[Material for this exercise]:
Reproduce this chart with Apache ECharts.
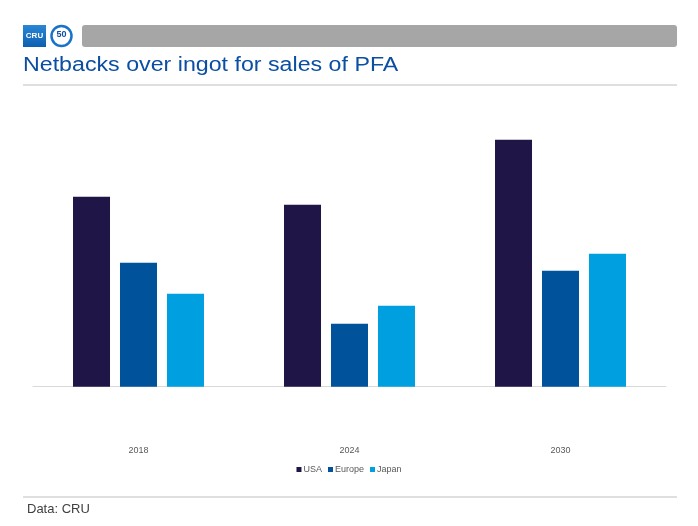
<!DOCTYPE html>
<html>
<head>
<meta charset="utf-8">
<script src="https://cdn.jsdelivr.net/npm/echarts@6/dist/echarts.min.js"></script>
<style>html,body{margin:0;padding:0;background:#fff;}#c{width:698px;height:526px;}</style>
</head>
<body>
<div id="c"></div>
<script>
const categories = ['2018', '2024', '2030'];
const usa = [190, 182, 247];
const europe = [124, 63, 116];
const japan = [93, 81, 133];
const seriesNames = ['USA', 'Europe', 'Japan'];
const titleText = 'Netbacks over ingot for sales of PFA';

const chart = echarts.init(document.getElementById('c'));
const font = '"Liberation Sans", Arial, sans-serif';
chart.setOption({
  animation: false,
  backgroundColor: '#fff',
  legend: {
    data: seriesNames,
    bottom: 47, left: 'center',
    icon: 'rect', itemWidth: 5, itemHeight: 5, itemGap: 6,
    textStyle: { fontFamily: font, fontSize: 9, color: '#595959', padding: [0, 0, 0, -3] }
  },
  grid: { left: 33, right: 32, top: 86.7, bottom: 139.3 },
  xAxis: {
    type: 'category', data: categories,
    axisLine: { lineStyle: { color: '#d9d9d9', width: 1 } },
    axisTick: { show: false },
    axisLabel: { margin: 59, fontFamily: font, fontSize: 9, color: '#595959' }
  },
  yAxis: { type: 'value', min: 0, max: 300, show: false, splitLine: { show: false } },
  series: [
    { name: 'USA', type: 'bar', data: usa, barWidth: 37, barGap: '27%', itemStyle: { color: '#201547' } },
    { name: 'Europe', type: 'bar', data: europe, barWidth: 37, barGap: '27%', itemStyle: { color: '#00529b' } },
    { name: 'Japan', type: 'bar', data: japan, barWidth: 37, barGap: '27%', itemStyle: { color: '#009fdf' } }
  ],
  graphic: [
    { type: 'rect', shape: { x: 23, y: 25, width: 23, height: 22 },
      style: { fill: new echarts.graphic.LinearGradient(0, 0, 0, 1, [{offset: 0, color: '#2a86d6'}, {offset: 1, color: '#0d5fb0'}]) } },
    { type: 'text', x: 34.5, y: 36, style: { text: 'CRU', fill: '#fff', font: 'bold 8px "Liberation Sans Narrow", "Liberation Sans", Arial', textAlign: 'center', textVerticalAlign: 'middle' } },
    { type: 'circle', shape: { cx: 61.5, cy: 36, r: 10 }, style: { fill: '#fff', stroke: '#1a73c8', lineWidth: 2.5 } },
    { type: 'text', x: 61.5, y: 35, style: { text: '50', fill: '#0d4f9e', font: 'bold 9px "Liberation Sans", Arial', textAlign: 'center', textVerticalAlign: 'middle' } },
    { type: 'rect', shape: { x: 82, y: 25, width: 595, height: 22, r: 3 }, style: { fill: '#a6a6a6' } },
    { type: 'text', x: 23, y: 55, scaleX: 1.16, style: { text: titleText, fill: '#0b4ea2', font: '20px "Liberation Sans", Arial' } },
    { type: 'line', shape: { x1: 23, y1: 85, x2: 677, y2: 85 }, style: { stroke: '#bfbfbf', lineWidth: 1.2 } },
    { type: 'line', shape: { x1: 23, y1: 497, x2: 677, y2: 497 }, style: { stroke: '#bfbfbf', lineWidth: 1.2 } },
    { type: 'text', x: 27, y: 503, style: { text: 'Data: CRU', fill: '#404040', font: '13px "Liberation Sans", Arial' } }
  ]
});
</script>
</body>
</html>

...

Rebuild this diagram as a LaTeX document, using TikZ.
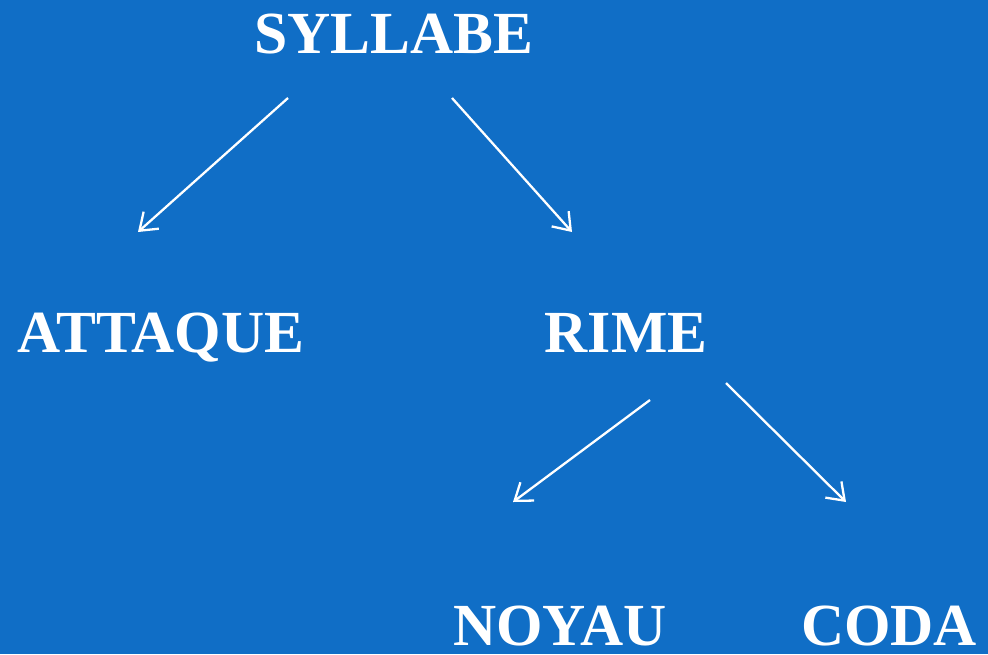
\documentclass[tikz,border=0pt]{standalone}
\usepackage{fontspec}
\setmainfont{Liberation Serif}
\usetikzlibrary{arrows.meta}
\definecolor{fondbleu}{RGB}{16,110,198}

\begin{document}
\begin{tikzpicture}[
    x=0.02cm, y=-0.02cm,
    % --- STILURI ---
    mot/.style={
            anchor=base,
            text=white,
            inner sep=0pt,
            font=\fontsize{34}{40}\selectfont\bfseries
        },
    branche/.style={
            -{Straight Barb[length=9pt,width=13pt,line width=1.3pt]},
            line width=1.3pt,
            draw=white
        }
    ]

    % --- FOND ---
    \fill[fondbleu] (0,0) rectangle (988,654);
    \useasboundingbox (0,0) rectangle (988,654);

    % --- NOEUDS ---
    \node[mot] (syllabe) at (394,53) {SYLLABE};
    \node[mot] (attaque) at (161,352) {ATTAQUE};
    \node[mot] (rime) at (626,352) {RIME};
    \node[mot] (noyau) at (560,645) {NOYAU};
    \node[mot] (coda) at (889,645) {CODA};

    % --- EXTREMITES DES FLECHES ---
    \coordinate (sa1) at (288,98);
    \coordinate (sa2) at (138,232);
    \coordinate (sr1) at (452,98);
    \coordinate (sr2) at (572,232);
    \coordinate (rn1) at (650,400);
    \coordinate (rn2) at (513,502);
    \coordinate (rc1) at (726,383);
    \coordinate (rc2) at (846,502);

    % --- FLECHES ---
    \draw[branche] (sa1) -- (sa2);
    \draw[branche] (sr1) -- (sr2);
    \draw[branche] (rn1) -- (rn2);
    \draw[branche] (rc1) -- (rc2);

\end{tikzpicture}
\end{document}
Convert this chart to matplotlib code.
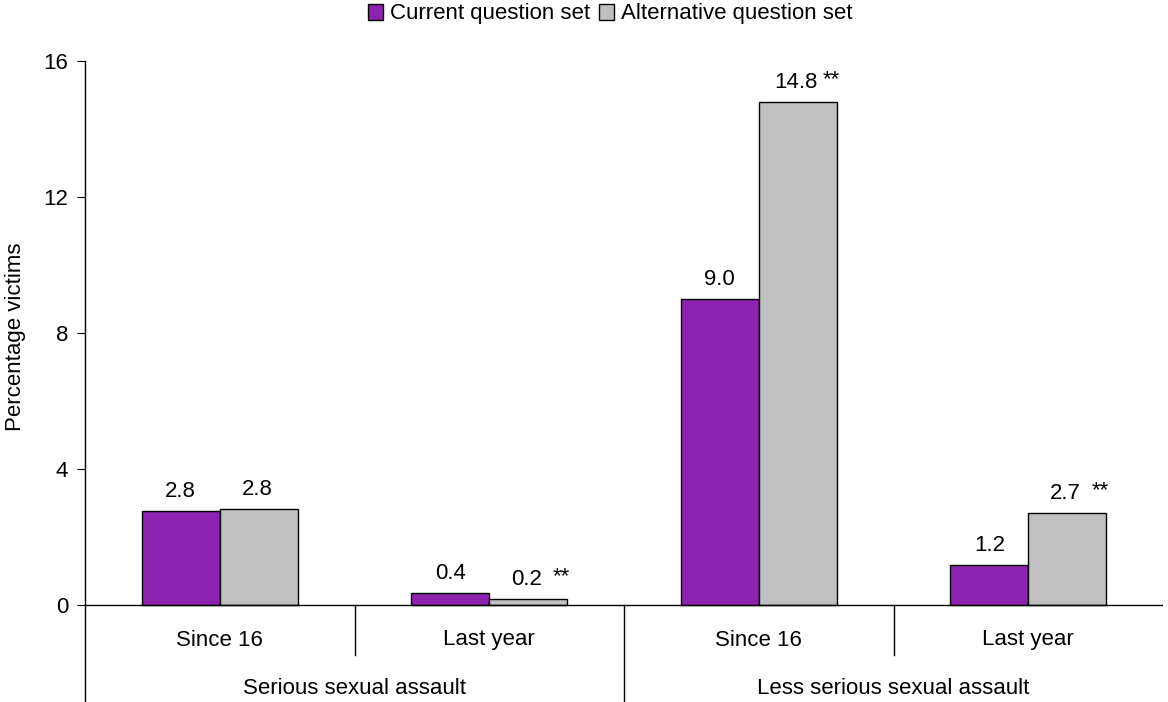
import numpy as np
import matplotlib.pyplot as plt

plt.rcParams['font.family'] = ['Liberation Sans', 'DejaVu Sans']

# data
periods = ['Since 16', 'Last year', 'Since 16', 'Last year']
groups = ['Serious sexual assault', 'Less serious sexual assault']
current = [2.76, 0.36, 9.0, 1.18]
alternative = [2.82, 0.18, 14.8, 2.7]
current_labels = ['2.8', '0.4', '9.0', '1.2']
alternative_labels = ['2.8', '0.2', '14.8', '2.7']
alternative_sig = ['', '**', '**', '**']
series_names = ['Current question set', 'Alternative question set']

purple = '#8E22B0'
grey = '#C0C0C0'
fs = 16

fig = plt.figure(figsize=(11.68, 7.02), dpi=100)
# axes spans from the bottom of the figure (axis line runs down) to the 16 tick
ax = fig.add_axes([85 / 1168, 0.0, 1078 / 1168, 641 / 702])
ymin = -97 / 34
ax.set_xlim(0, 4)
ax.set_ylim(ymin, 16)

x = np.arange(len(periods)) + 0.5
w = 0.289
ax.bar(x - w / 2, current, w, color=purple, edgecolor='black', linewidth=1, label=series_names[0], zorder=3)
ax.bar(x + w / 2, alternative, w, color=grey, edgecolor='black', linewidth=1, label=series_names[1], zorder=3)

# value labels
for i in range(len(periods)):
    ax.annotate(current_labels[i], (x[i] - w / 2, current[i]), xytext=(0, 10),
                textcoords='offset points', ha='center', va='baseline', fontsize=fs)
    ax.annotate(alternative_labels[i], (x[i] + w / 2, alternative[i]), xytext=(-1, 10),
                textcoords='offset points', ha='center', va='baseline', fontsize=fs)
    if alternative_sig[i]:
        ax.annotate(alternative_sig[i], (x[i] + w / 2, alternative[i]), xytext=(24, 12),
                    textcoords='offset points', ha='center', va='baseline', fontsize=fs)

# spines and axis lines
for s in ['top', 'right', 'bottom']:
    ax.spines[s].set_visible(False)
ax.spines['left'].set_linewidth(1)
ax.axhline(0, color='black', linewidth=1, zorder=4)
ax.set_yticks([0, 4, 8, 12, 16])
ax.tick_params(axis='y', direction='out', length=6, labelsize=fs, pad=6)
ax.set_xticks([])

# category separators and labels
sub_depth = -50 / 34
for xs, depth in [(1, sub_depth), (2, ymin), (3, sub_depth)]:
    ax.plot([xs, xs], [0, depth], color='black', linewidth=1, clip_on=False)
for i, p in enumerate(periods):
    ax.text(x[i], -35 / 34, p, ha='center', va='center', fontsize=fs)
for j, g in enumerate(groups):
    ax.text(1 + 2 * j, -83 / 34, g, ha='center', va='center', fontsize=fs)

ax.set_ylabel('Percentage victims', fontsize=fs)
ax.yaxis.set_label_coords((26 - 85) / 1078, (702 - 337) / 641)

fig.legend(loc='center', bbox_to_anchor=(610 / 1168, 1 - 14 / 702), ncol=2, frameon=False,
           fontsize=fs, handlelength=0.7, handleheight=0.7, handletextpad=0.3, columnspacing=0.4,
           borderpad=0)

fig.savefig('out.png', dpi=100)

[Direction]: Give again, word for word, the lines from the one that contains "Rebuild this diagram" to the one that contains "plt.rcParams['font.family'] = ['Liberation", both included. Omit the pictures.

[Full output]:
Rebuild this diagram as a LaTeX document, using TikZ.
\documentclass[tikz,border=0pt]{standalone}
\usepackage{fontspec}
\setmainfont{Liberation Serif}
\usetikzlibrary{arrows.meta}
\definecolor{fondbleu}{RGB}{16,110,198}

\begin{document}
\begin{tikzpicture}[
    x=0.02cm, y=-0.02cm,
    % --- STILURI ---
    mot/.style={
            anchor=base,
            text=white,
            inner sep=0pt,
            font=\fontsize{34}{40}\selectfont\bfseries
        },
    branche/.style={
            -{Straight Barb[length=9pt,width=13pt,line width=1.3pt]},
            line width=1.3pt,
            draw=white
        }
    ]

    % --- FOND ---
    \fill[fondbleu] (0,0) rectangle (988,654);
    \useasboundingbox (0,0) rectangle (988,654);

    % --- NOEUDS ---
    \node[mot] (syllabe) at (394,53) {SYLLABE};
    \node[mot] (attaque) at (161,352) {ATTAQUE};
    \node[mot] (rime) at (626,352) {RIME};
    \node[mot] (noyau) at (560,645) {NOYAU};
    \node[mot] (coda) at (889,645) {CODA};

    % --- EXTREMITES DES FLECHES ---
    \coordinate (sa1) at (288,98);
    \coordinate (sa2) at (138,232);
    \coordinate (sr1) at (452,98);
    \coordinate (sr2) at (572,232);
    \coordinate (rn1) at (650,400);
    \coordinate (rn2) at (513,502);
    \coordinate (rc1) at (726,383);
    \coordinate (rc2) at (846,502);

    % --- FLECHES ---
    \draw[branche] (sa1) -- (sa2);
    \draw[branche] (sr1) -- (sr2);
    \draw[branche] (rn1) -- (rn2);
    \draw[branche] (rc1) -- (rc2);

\end{tikzpicture}
\end{document}
Convert this chart to matplotlib code.
import numpy as np
import matplotlib.pyplot as plt

plt.rcParams['font.family'] = ['Liberation Sans', 'DejaVu Sans']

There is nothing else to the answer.